Religious community in the Mojave, California, United States

Lady of the Rock (also known as: Our Lady of the Rock, Virgin of the Rock, or Virgin Mary of the Rock) is a religious community that gathers on the 13th of every month in the high desert of Mojave, California, United States.

== History ==
In 1989, a Catholic woman Maria Paula Acuna went to a Los Angeles canyon to pray for the health of one of her children. She claimed that she was interrupted by a light that appeared to be the Virgin Mary (also known as Our Lady of Guadalupe). The apparition then gave Maria Paula instructions to lead her people to a location where the Virgin Mary would make herself known to the audience. Since that day the Virgin Mary has been said to deliver various messages to Maria Paula and her audience.

== Ceremony ==
At each gathering various masses and pilgrimages occur during the day. Typically, ceremonies run from 10:00am-5:00pm (PST).

== Location ==
The site is 120 miles from Los Angeles and 230 miles from Las Vegas. Many tourists have trouble finding it as the route does not have many signs, landmarks or obvious signs of activities aside from the presence of campers.
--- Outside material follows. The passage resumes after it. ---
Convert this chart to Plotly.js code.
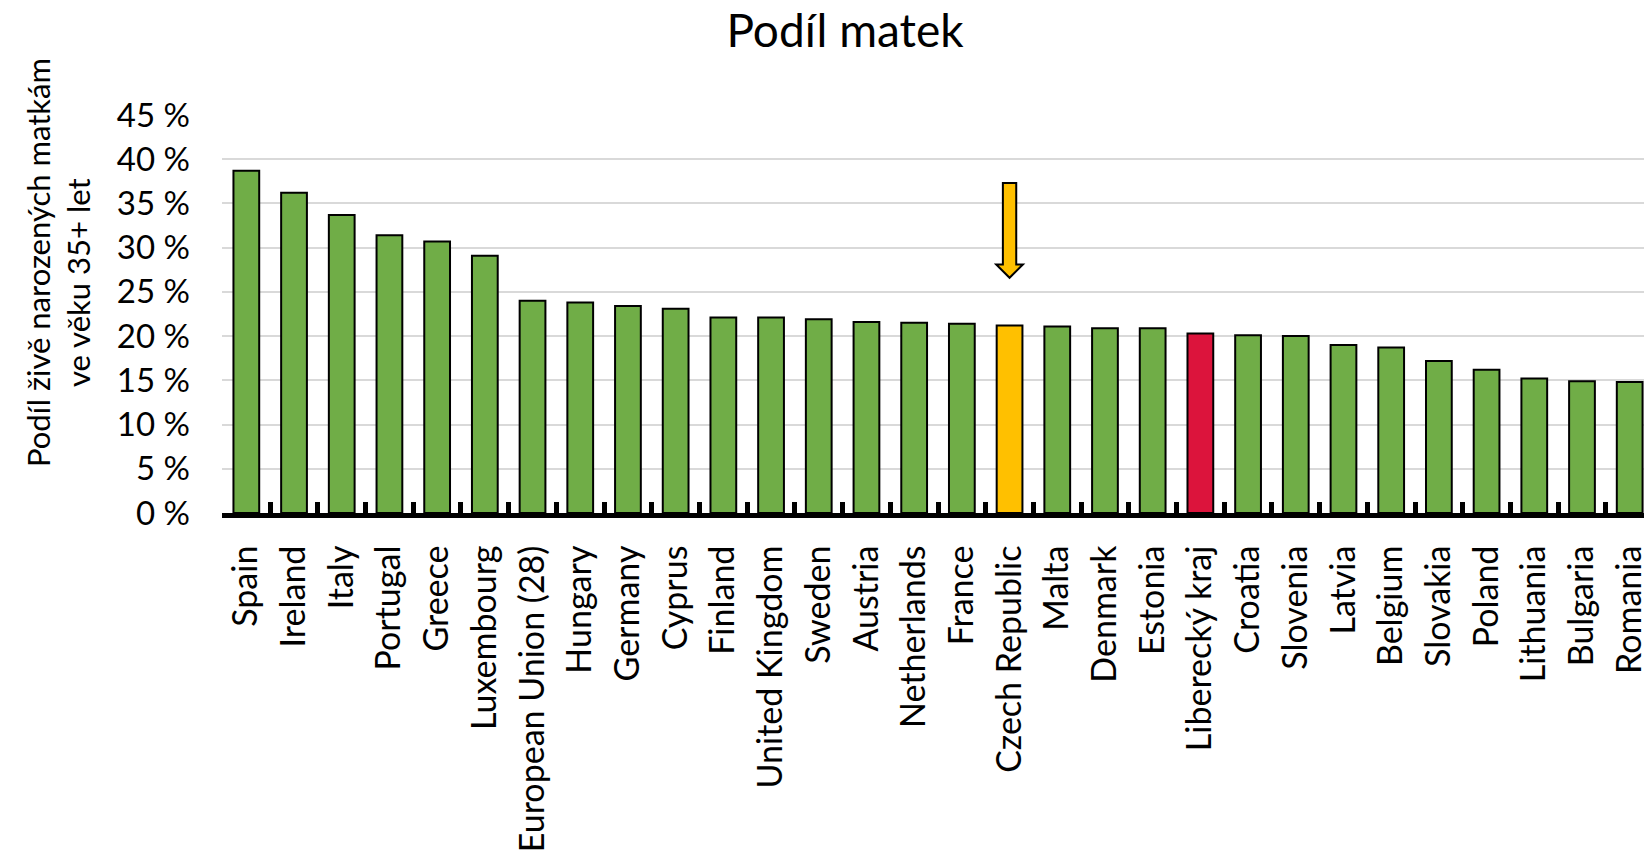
<!DOCTYPE html>
<html>
<head>
<meta charset="utf-8">
<script src="https://cdn.plot.ly/plotly-3.0.1.min.js"></script>
<style>
  html, body { margin: 0; padding: 0; background: #ffffff; }
  #chart { width: 1644px; height: 851px; }
</style>
</head>
<body>
<div id="chart"></div>
<script>
// ---- data ----
const categories = [
  "Spain", "Ireland", "Italy", "Portugal", "Greece", "Luxembourg",
  "European Union (28)", "Hungary", "Germany", "Cyprus", "Finland",
  "United Kingdom", "Sweden", "Austria", "Netherlands", "France",
  "Czech Republic", "Malta", "Denmark", "Estonia", "Liberecký kraj",
  "Croatia", "Slovenia", "Latvia", "Belgium", "Slovakia", "Poland",
  "Lithuania", "Bulgaria", "Romania"
];
const sharePct = [
  38.7, 36.2, 33.7, 31.4, 30.7, 29.1,
  24.0, 23.8, 23.4, 23.1, 22.1,
  22.1, 21.9, 21.6, 21.5, 21.4,
  21.2, 21.1, 20.9, 20.9, 20.3,
  20.1, 20.0, 19.0, 18.7, 17.2, 16.2,
  15.2, 14.9, 14.8
];
const yTickVals = [0, 5, 10, 15, 20, 25, 30, 35, 40, 45];
const yTickText = ["0 %", "5 %", "10 %", "15 %", "20 %", "25 %", "30 %", "35 %", "40 %", "45 %"];
const chartTitle = "Podíl matek";
const yTitleLines = ["Podíl živě narozených matkám", "ve věku 35+ let"];
const highlightCountry = "Czech Republic";
const highlightRegion = "Liberecký kraj";

// ---- styles ----
const GREEN = "#70ad47", YELLOW = "#ffc000", RED = "#dc143c";
const FONT = "Lato, 'Open Sans', sans-serif";

const barColors = categories.map(c =>
  c === highlightCountry ? YELLOW : (c === highlightRegion ? RED : GREEN));

const trace = {
  type: "bar",
  x: categories,
  y: sharePct,
  marker: { color: barColors, line: { color: "#000000", width: 2 } },
  hoverinfo: "skip"
};

// arrow pointing at the highlighted country (decoration, placed by its category index)
const ai = categories.indexOf(highlightCountry);
const shaftHalf = 0.14, headHalf = 0.28;
const yTop = 37.3, yHead = 28.1, yTip = 26.6;
const arrowPath = [
  "M", ai - shaftHalf, yTop,
  "L", ai + shaftHalf, yTop,
  "L", ai + shaftHalf, yHead,
  "L", ai + headHalf, yHead,
  "L", ai, yTip,
  "L", ai - headHalf, yHead,
  "L", ai - shaftHalf, yHead,
  "Z"
].join(" ");

const layout = {
  width: 1644,
  height: 851,
  paper_bgcolor: "#ffffff",
  plot_bgcolor: "#ffffff",
  margin: { l: 222, r: 0, t: 115, b: 338, pad: 0 },
  showlegend: false,
  bargap: 0.46,
  font: { family: FONT, color: "#000000" },
  title: {
    text: chartTitle,
    font: { family: FONT, size: 46, color: "#000000" },
    xref: "container", yref: "container",
    x: 845 / 1644, xanchor: "center",
    y: 1 - 31 / 851, yanchor: "middle"
  },
  xaxis: {
    type: "category",
    range: [-0.51, 29.3],
    showgrid: false,
    zeroline: false,
    showline: true,
    linecolor: "#000000",
    linewidth: 5,
    ticks: "inside",
    tickson: "boundaries",
    ticklen: 11,
    tickwidth: 5,
    tickcolor: "#000000",
    tickangle: -90,
    ticklabelstandoff: 14,
    tickfont: { family: FONT, size: 34, color: "#000000" },
    fixedrange: true
  },
  yaxis: {
    range: [0, 45],
    tickvals: yTickVals,
    ticktext: yTickText,
    showgrid: true,
    gridcolor: "#d9d9d9",
    gridwidth: 2,
    zeroline: false,
    showline: false,
    ticks: "",
    ticklabelstandoff: 31,
    tickfont: { family: FONT, size: 33, color: "#000000" },
    fixedrange: true
  },
  shapes: [{
    type: "path",
    xref: "x", yref: "y",
    path: arrowPath,
    fillcolor: YELLOW,
    line: { color: "#000000", width: 2 }
  }],
  annotations: [
    {
      text: yTitleLines[0], textangle: -90, showarrow: false,
      xref: "paper", yref: "paper",
      x: (38 - 222) / 1422, y: (513 - 262) / 398,
      xanchor: "center", yanchor: "middle",
      font: { family: FONT, size: 31, color: "#000000" }
    },
    {
      text: yTitleLines[1], textangle: -90, showarrow: false,
      xref: "paper", yref: "paper",
      x: (78 - 222) / 1422, y: (513 - 283) / 398,
      xanchor: "center", yanchor: "middle",
      font: { family: FONT, size: 31, color: "#000000" }
    }
  ]
};

Plotly.newPlot("chart", [trace], layout, { displayModeBar: false, staticPlot: true });
</script>
</body>
</html>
The site is surrounded by a fence. Facilities include a hut, bathrooms and a water fountain. Vehicles are parked in the desert nearby. Vendors operate just outside the venue.

== Popularity ==
The gatherings attract thousands of visitors. Received messages are translated into Spanish for the audience. Many travel from Mexico to witness the event.

== Miracles ==
Many tourists report unexplained experiences, such as the smell of roses in their vehicles, rapid weather changes around the area, medical cures and peaceful vibes.

The most common experience reported is a unique glare of the sun. Frequently, visitors take videos and pictures of the sky and many have supposedly captured a glare in the form of a cross, a rainbow around the sun, clouds surrounding the sun, or separated light next to the sun.

Another reported occurrence is that many visitors who attempt to take a photo of the statue of the Virgin Mary outside of the hut find that their image is obscured with a white light covering the statue.

==See also==
- Lady on the Rock, a popular plaster statue that is visible in the windows of many residential homes in Dublin, Ireland.